→ **Direction**: Leave out the pictures and reproduce all of the data exactly.

____ Stored data

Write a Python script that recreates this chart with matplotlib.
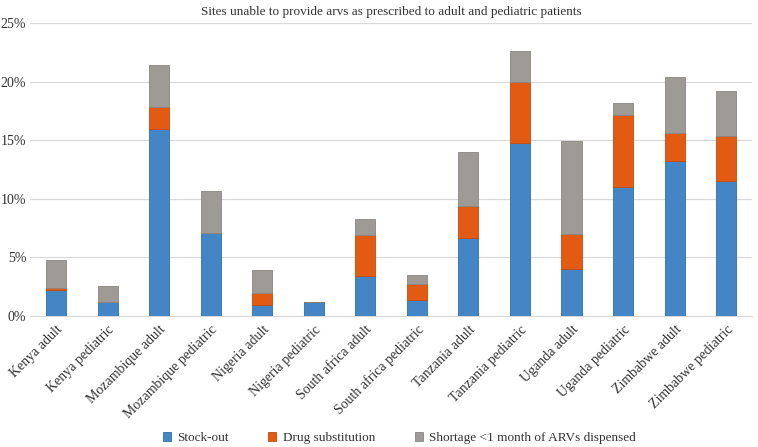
import numpy as np
import matplotlib
matplotlib.use("Agg")
import matplotlib.pyplot as plt
from matplotlib.ticker import FuncFormatter

plt.rcParams["font.family"] = ["Liberation Serif", "DejaVu Serif"]

sites = ["Kenya adult", "Kenya pediatric", "Mozambique adult", "Mozambique pediatric",
         "Nigeria adult", "Nigeria pediatric", "South africa adult", "South africa pediatric",
         "Tanzania adult", "Tanzania pediatric", "Uganda adult", "Uganda pediatric",
         "Zimbabwe adult", "Zimbabwe pediatric"]

# percent of sites
stock_out = [2.2, 1.2, 16.0, 7.1, 0.95, 1.2, 3.4, 1.4, 6.7, 14.75, 4.0, 11.0, 13.2, 11.5]
drug_subst = [0.2, 0.0, 1.8, 0.0, 1.05, 0.0, 3.5, 1.3, 2.7, 5.25, 3.0, 6.15, 2.4, 3.9]
shortage = [2.4, 1.4, 3.6, 3.6, 1.9, 0.0, 1.4, 0.8, 4.6, 2.6, 7.9, 1.05, 4.8, 3.8]

series = [
    ("Stock-out", stock_out, "#4485c5", "#2f6fb0"),
    ("Drug substitution", drug_subst, "#e35a12", "#c94a0a"),
    ("Shortage <1 month of ARVs dispensed", shortage, "#9e9a95", "#8a8682"),
]

fig = plt.figure(figsize=(7.58, 4.47), dpi=100)
ax = fig.add_axes([0.04, 0.293, 0.952, 0.6555])

x = np.arange(len(sites))
bottom = np.zeros(len(sites))
for name, vals, col, edge in series:
    vals = np.array(vals)
    ax.bar(x, vals, 0.39, bottom=bottom, color=col, edgecolor=edge, linewidth=0.6,
           label=name, zorder=3)
    bottom += vals

ax.set_xlim(-0.5, len(sites) - 0.5)
ax.set_ylim(0, 25)
ax.set_yticks(range(0, 26, 5))
ax.yaxis.set_major_formatter(FuncFormatter(lambda v, p: f"{v:.0f}%"))
ax.grid(axis="y", color="#d9d9d9", linewidth=0.9, zorder=0)
for s in ["top", "right", "left"]:
    ax.spines[s].set_visible(False)
ax.spines["bottom"].set_color("#d9d9d9")
ax.tick_params(axis="both", length=0, labelsize=10, colors="#333333")
ax.tick_params(axis="y", pad=3)
ax.set_xticks(x)
ax.set_xticklabels(sites, rotation=45, ha="right", rotation_mode="anchor")
ax.tick_params(axis="x", pad=5)

ax.set_title("Sites unable to provide arvs as prescribed to adult and pediatric patients",
             fontsize=9.5, color="#333333", pad=6)

fig.legend(loc="lower center", bbox_to_anchor=(0.527, -0.02), ncol=3, frameon=False,
           fontsize=9.5, handlelength=0.6, handleheight=0.6, columnspacing=3.0,
           handletextpad=0.5, labelcolor="#333333")

fig.savefig("out.png", dpi=100)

________

→ **Complete output**:
Write a Python script that recreates this chart with matplotlib.
import numpy as np
import matplotlib
matplotlib.use("Agg")
import matplotlib.pyplot as plt
from matplotlib.ticker import FuncFormatter

plt.rcParams["font.family"] = ["Liberation Serif", "DejaVu Serif"]

sites = ["Kenya adult", "Kenya pediatric", "Mozambique adult", "Mozambique pediatric",
         "Nigeria adult", "Nigeria pediatric", "South africa adult", "South africa pediatric",
         "Tanzania adult", "Tanzania pediatric", "Uganda adult", "Uganda pediatric",
         "Zimbabwe adult", "Zimbabwe pediatric"]

# percent of sites
stock_out = [2.2, 1.2, 16.0, 7.1, 0.95, 1.2, 3.4, 1.4, 6.7, 14.75, 4.0, 11.0, 13.2, 11.5]
drug_subst = [0.2, 0.0, 1.8, 0.0, 1.05, 0.0, 3.5, 1.3, 2.7, 5.25, 3.0, 6.15, 2.4, 3.9]
shortage = [2.4, 1.4, 3.6, 3.6, 1.9, 0.0, 1.4, 0.8, 4.6, 2.6, 7.9, 1.05, 4.8, 3.8]

series = [
    ("Stock-out", stock_out, "#4485c5", "#2f6fb0"),
    ("Drug substitution", drug_subst, "#e35a12", "#c94a0a"),
    ("Shortage <1 month of ARVs dispensed", shortage, "#9e9a95", "#8a8682"),
]

fig = plt.figure(figsize=(7.58, 4.47), dpi=100)
ax = fig.add_axes([0.04, 0.293, 0.952, 0.6555])

x = np.arange(len(sites))
bottom = np.zeros(len(sites))
for name, vals, col, edge in series:
    vals = np.array(vals)
    ax.bar(x, vals, 0.39, bottom=bottom, color=col, edgecolor=edge, linewidth=0.6,
           label=name, zorder=3)
    bottom += vals

ax.set_xlim(-0.5, len(sites) - 0.5)
ax.set_ylim(0, 25)
ax.set_yticks(range(0, 26, 5))
ax.yaxis.set_major_formatter(FuncFormatter(lambda v, p: f"{v:.0f}%"))
ax.grid(axis="y", color="#d9d9d9", linewidth=0.9, zorder=0)
for s in ["top", "right", "left"]:
    ax.spines[s].set_visible(False)
ax.spines["bottom"].set_color("#d9d9d9")
ax.tick_params(axis="both", length=0, labelsize=10, colors="#333333")
ax.tick_params(axis="y", pad=3)
ax.set_xticks(x)
ax.set_xticklabels(sites, rotation=45, ha="right", rotation_mode="anchor")
ax.tick_params(axis="x", pad=5)

ax.set_title("Sites unable to provide arvs as prescribed to adult and pediatric patients",
             fontsize=9.5, color="#333333", pad=6)

fig.legend(loc="lower center", bbox_to_anchor=(0.527, -0.02), ncol=3, frameon=False,
           fontsize=9.5, handlelength=0.6, handleheight=0.6, columnspacing=3.0,
           handletextpad=0.5, labelcolor="#333333")

fig.savefig("out.png", dpi=100)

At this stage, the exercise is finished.